There are more than 2 million Americans in the National Marrow Donor Program's volunteer registry, all willing to submit to a somewhat uncomfortable marrow extraction to benefit some unrelated perfect stranger. Millions more contribute blood to the American Red Cross for no financial reward, not even a $5 bill, to save an anonymous life.

Scientists and technicians work for years—against long odds, often for low salaries and never with a guarantee of success. They have many motivations, but one of them is the hope of helping others, of curing diseases, of staving off death. When too much cynicism threatens to engulf us, it is buoying to remember how pervasive goodness is.

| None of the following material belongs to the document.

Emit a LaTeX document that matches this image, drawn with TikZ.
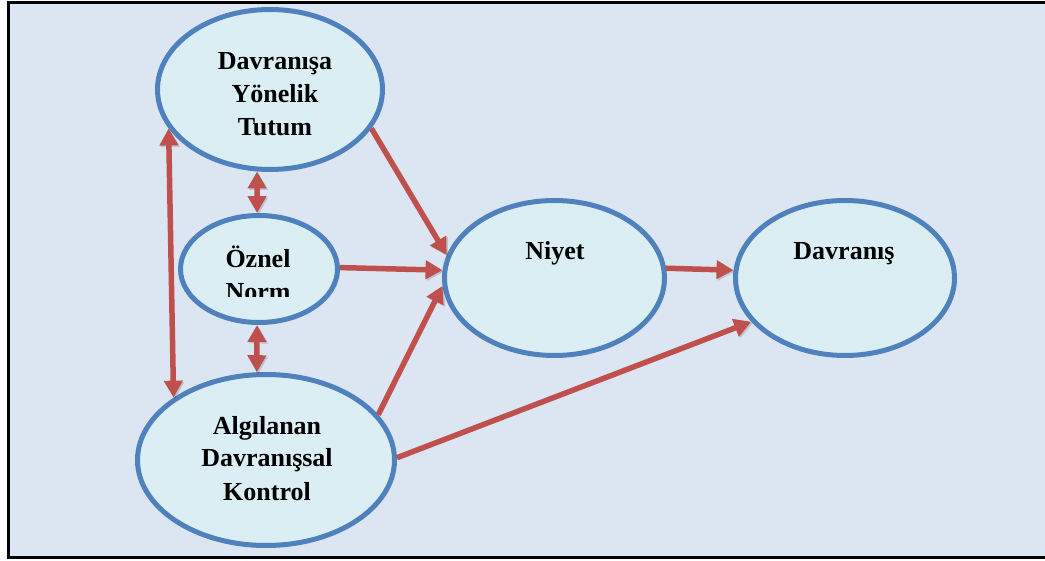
\documentclass[tikz,border=0pt]{standalone}
\usepackage{fontspec}
\setmainfont{Liberation Serif}
\usetikzlibrary{shapes.geometric,arrows.meta}
\definecolor{pagebg}{RGB}{220,230,242}
\definecolor{bubblefill}{RGB}{219,238,244}
\definecolor{bubbleline}{RGB}{79,129,189}
\definecolor{linkred}{RGB}{192,80,77}
\begin{document}
\begin{tikzpicture}[x=1pt,y=-1pt,
  bubble/.style={ellipse, draw=bubbleline, fill=bubblefill, line width=5pt,
    inner sep=0pt, outer sep=2.5pt},
  caption/.style={font=\fontsize{26}{33}\selectfont\bfseries, align=center,
    inner sep=0pt, anchor=base},
  tip/.tip={Triangle[width=18pt,length=17pt]},
  link/.style={draw=linkred, line width=5.5pt, -tip,
    preaction={draw=black, opacity=0.15,
      transform canvas={xshift=1.5pt,yshift=-1.5pt}}},
  twoway/.style={link, tip-tip}
]
% page and frame
\path[use as bounding box] (0,0) rectangle (1045,561);
\draw[fill=pagebg, line width=3pt] (8,3) rectangle (1052,557);

% ellipses
\node[bubble, minimum width=225pt, minimum height=160pt] (tutum) at (270,89.5) {};
\node[bubble, minimum width=157pt, minimum height=107pt] (oznel) at (259,269) {};
\node[bubble, minimum width=257pt, minimum height=171pt] (algi) at (266,460) {};
\node[bubble, minimum width=220pt, minimum height=155pt] (niyet) at (554.5,278) {};
\node[bubble, minimum width=219pt, minimum height=155pt] (davranis) at (845,278) {};

% labels (the base anchor sits on the last line)
\node[caption] (tutumtext) at (275,136) {Davranışa\\Yönelik\\Tutum};
\begin{scope}
  \clip (180,220) rectangle (340,297);
  \node[caption] (oznetext) at (258,301) {Öznel\\Norm};
\end{scope}
\node[caption] (algitext) at (267,500) {Algılanan\\Davranışsal\\Kontrol};
\node[caption] (niyettext) at (555,260) {Niyet};
\node[caption] (davtext) at (844,260) {Davranış};

% links
\draw[link] (tutum.-21) -- (niyet.168);
\draw[link] (oznel.1) -- (niyet.176);
\draw[link] (algi.22) -- (niyet.184);
\draw[link] (niyet.5) -- (davranis.176);
\draw[link] (algi.1) -- (davranis.205);
\draw[twoway] (tutum.201) -- (algi.146);
\draw[twoway] (tutum.261) -- (oznel.92);
\draw[twoway] (oznel.268) -- (algi.96);
\end{tikzpicture}
\end{document}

Five thousand people prayed for me at an Easter service at the Cathedral of St. John the Divine in New York City, the largest church in Christendom. A Hindu priest described a large prayer vigil for me held on banks of the Ganges. The Imam of North America told be about his prayers for my recovery. Many Christians and Jews wrote me to tell about theirs. While I do not think that, if there is a god, his plan for me will be altered by prayer, I'm more grateful than I can say to those—including so many whom I've never met—who have pulled for me during my illness.

Many of them have asked me how it is possible to face death without the certainty of an afterlife. I can only say that it hasn't been a problem. With reservations about "feeble souls," I hare the view of a hero of mine, Albert Einstein: "I cannot conceive of a god who rewards and punishes his creatures or has a will of the kind that we experience in ourselves. Neither can I—nor would I want to—conceive of an individual that survives his physical death. Let feeble souls, from fear for absurd egotism, cherish such thoughts. I am satisfied with the mystery of the eternity of life and a glimpse of the marvelous structure of the existing world, together with the devoting striving to comprehend a portion, be it ever so tiny, of the Reason that manifests itself in nature."